--- begin SOURCE MATERIAL ---
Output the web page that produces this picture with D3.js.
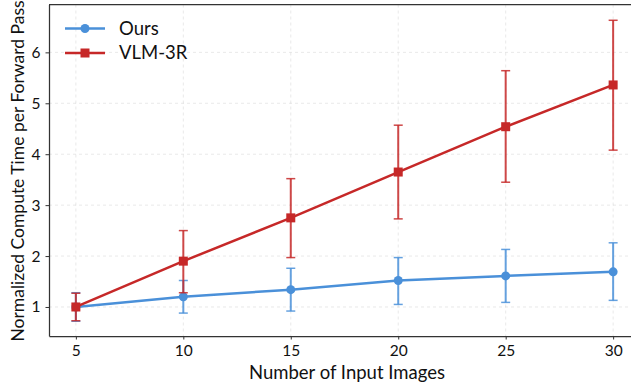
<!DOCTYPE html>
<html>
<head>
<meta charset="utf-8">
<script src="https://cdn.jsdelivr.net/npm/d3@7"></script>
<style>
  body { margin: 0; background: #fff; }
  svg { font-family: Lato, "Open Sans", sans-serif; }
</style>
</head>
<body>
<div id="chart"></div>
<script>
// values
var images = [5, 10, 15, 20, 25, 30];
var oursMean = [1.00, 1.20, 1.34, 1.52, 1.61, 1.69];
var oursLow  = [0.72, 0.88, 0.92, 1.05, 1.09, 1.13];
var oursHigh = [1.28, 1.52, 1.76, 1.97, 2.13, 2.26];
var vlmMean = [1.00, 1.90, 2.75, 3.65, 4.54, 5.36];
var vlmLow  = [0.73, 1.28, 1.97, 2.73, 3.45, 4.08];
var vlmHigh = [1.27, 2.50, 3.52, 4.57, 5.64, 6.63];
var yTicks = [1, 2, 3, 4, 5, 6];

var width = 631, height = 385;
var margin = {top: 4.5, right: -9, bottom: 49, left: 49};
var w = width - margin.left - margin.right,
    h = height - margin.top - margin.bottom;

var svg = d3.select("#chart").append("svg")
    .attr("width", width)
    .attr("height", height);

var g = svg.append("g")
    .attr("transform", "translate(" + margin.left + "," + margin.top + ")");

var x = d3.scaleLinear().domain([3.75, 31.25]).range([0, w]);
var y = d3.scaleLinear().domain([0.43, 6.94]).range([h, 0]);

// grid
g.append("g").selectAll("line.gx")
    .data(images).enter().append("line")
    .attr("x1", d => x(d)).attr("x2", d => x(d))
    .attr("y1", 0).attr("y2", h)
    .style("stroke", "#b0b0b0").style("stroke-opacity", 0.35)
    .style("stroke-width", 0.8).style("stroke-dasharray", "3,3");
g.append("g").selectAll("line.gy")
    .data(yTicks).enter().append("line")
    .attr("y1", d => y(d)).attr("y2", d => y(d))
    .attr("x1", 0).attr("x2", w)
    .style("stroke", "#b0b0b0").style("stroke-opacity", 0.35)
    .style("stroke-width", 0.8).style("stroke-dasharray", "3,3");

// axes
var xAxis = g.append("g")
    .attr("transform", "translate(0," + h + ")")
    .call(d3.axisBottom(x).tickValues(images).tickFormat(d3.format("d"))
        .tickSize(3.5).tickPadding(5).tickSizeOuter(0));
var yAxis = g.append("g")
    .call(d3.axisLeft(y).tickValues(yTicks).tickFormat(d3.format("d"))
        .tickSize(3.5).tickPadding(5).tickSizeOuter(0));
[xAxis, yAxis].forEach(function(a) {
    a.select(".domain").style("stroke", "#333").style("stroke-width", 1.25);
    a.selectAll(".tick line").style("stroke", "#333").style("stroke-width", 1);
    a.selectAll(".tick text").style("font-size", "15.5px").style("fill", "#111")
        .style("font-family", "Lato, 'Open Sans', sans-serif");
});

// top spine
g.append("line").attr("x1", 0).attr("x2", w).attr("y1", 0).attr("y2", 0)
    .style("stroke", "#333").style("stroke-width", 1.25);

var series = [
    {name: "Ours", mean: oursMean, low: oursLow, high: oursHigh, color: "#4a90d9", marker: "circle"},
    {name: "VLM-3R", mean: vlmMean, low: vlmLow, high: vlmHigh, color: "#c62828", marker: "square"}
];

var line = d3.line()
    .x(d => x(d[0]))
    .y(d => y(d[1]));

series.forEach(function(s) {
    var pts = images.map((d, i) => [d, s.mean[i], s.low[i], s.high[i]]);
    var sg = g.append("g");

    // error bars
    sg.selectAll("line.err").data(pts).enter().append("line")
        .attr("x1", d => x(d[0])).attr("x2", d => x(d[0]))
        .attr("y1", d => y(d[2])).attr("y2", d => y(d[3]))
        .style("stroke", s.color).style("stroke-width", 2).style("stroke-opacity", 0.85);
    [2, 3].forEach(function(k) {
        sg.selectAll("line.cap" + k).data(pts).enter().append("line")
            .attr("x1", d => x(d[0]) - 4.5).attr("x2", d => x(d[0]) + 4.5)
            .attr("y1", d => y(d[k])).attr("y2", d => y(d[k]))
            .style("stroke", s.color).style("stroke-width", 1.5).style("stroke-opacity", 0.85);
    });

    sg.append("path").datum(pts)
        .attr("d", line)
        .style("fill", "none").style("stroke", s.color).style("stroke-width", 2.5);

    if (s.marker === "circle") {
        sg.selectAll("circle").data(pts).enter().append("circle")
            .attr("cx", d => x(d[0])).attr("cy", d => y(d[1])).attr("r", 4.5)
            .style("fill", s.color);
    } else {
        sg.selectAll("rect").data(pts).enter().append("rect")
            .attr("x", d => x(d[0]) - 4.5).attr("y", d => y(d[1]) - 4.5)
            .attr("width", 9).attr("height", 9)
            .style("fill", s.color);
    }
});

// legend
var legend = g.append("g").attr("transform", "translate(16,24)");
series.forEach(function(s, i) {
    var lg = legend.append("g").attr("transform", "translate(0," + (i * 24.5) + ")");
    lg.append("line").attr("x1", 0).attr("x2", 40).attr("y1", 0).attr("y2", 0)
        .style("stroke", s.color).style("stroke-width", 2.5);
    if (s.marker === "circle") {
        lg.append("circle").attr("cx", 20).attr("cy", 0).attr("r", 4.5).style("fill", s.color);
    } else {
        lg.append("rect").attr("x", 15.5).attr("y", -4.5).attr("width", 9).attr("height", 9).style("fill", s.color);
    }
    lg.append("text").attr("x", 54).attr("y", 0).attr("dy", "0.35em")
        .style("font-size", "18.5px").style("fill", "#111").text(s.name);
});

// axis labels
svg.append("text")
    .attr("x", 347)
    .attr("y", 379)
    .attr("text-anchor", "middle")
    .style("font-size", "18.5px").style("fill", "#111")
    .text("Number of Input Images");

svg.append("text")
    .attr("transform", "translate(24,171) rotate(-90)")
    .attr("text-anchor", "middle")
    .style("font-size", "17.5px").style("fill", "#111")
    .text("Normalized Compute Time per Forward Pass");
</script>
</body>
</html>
--- end SOURCE MATERIAL ---
> [STATED PROBLEM]:
Make an exact copy of the whole listing, but don't bring over any pictures.

> [CORRECT ANSWER]:
Output the web page that produces this picture with D3.js.
<!DOCTYPE html>
<html>
<head>
<meta charset="utf-8">
<script src="https://cdn.jsdelivr.net/npm/d3@7"></script>
<style>
  body { margin: 0; background: #fff; }
  svg { font-family: Lato, "Open Sans", sans-serif; }
</style>
</head>
<body>
<div id="chart"></div>
<script>
// values
var images = [5, 10, 15, 20, 25, 30];
var oursMean = [1.00, 1.20, 1.34, 1.52, 1.61, 1.69];
var oursLow  = [0.72, 0.88, 0.92, 1.05, 1.09, 1.13];
var oursHigh = [1.28, 1.52, 1.76, 1.97, 2.13, 2.26];
var vlmMean = [1.00, 1.90, 2.75, 3.65, 4.54, 5.36];
var vlmLow  = [0.73, 1.28, 1.97, 2.73, 3.45, 4.08];
var vlmHigh = [1.27, 2.50, 3.52, 4.57, 5.64, 6.63];
var yTicks = [1, 2, 3, 4, 5, 6];

var width = 631, height = 385;
var margin = {top: 4.5, right: -9, bottom: 49, left: 49};
var w = width - margin.left - margin.right,
    h = height - margin.top - margin.bottom;

var svg = d3.select("#chart").append("svg")
    .attr("width", width)
    .attr("height", height);

var g = svg.append("g")
    .attr("transform", "translate(" + margin.left + "," + margin.top + ")");

var x = d3.scaleLinear().domain([3.75, 31.25]).range([0, w]);
var y = d3.scaleLinear().domain([0.43, 6.94]).range([h, 0]);

// grid
g.append("g").selectAll("line.gx")
    .data(images).enter().append("line")
    .attr("x1", d => x(d)).attr("x2", d => x(d))
    .attr("y1", 0).attr("y2", h)
    .style("stroke", "#b0b0b0").style("stroke-opacity", 0.35)
    .style("stroke-width", 0.8).style("stroke-dasharray", "3,3");
g.append("g").selectAll("line.gy")
    .data(yTicks).enter().append("line")
    .attr("y1", d => y(d)).attr("y2", d => y(d))
    .attr("x1", 0).attr("x2", w)
    .style("stroke", "#b0b0b0").style("stroke-opacity", 0.35)
    .style("stroke-width", 0.8).style("stroke-dasharray", "3,3");

// axes
var xAxis = g.append("g")
    .attr("transform", "translate(0," + h + ")")
    .call(d3.axisBottom(x).tickValues(images).tickFormat(d3.format("d"))
        .tickSize(3.5).tickPadding(5).tickSizeOuter(0));
var yAxis = g.append("g")
    .call(d3.axisLeft(y).tickValues(yTicks).tickFormat(d3.format("d"))
        .tickSize(3.5).tickPadding(5).tickSizeOuter(0));
[xAxis, yAxis].forEach(function(a) {
    a.select(".domain").style("stroke", "#333").style("stroke-width", 1.25);
    a.selectAll(".tick line").style("stroke", "#333").style("stroke-width", 1);
    a.selectAll(".tick text").style("font-size", "15.5px").style("fill", "#111")
        .style("font-family", "Lato, 'Open Sans', sans-serif");
});

// top spine
g.append("line").attr("x1", 0).attr("x2", w).attr("y1", 0).attr("y2", 0)
    .style("stroke", "#333").style("stroke-width", 1.25);

var series = [
    {name: "Ours", mean: oursMean, low: oursLow, high: oursHigh, color: "#4a90d9", marker: "circle"},
    {name: "VLM-3R", mean: vlmMean, low: vlmLow, high: vlmHigh, color: "#c62828", marker: "square"}
];

var line = d3.line()
    .x(d => x(d[0]))
    .y(d => y(d[1]));

series.forEach(function(s) {
    var pts = images.map((d, i) => [d, s.mean[i], s.low[i], s.high[i]]);
    var sg = g.append("g");

    // error bars
    sg.selectAll("line.err").data(pts).enter().append("line")
        .attr("x1", d => x(d[0])).attr("x2", d => x(d[0]))
        .attr("y1", d => y(d[2])).attr("y2", d => y(d[3]))
        .style("stroke", s.color).style("stroke-width", 2).style("stroke-opacity", 0.85);
    [2, 3].forEach(function(k) {
        sg.selectAll("line.cap" + k).data(pts).enter().append("line")
            .attr("x1", d => x(d[0]) - 4.5).attr("x2", d => x(d[0]) + 4.5)
            .attr("y1", d => y(d[k])).attr("y2", d => y(d[k]))
            .style("stroke", s.color).style("stroke-width", 1.5).style("stroke-opacity", 0.85);
    });

    sg.append("path").datum(pts)
        .attr("d", line)
        .style("fill", "none").style("stroke", s.color).style("stroke-width", 2.5);

    if (s.marker === "circle") {
        sg.selectAll("circle").data(pts).enter().append("circle")
            .attr("cx", d => x(d[0])).attr("cy", d => y(d[1])).attr("r", 4.5)
            .style("fill", s.color);
    } else {
        sg.selectAll("rect").data(pts).enter().append("rect")
            .attr("x", d => x(d[0]) - 4.5).attr("y", d => y(d[1]) - 4.5)
            .attr("width", 9).attr("height", 9)
            .style("fill", s.color);
    }
});

// legend
var legend = g.append("g").attr("transform", "translate(16,24)");
series.forEach(function(s, i) {
    var lg = legend.append("g").attr("transform", "translate(0," + (i * 24.5) + ")");
    lg.append("line").attr("x1", 0).attr("x2", 40).attr("y1", 0).attr("y2", 0)
        .style("stroke", s.color).style("stroke-width", 2.5);
    if (s.marker === "circle") {
        lg.append("circle").attr("cx", 20).attr("cy", 0).attr("r", 4.5).style("fill", s.color);
    } else {
        lg.append("rect").attr("x", 15.5).attr("y", -4.5).attr("width", 9).attr("height", 9).style("fill", s.color);
    }
    lg.append("text").attr("x", 54).attr("y", 0).attr("dy", "0.35em")
        .style("font-size", "18.5px").style("fill", "#111").text(s.name);
});

// axis labels
svg.append("text")
    .attr("x", 347)
    .attr("y", 379)
    .attr("text-anchor", "middle")
    .style("font-size", "18.5px").style("fill", "#111")
    .text("Number of Input Images");

svg.append("text")
    .attr("transform", "translate(24,171) rotate(-90)")
    .attr("text-anchor", "middle")
    .style("font-size", "17.5px").style("fill", "#111")
    .text("Normalized Compute Time per Forward Pass");
</script>
</body>
</html>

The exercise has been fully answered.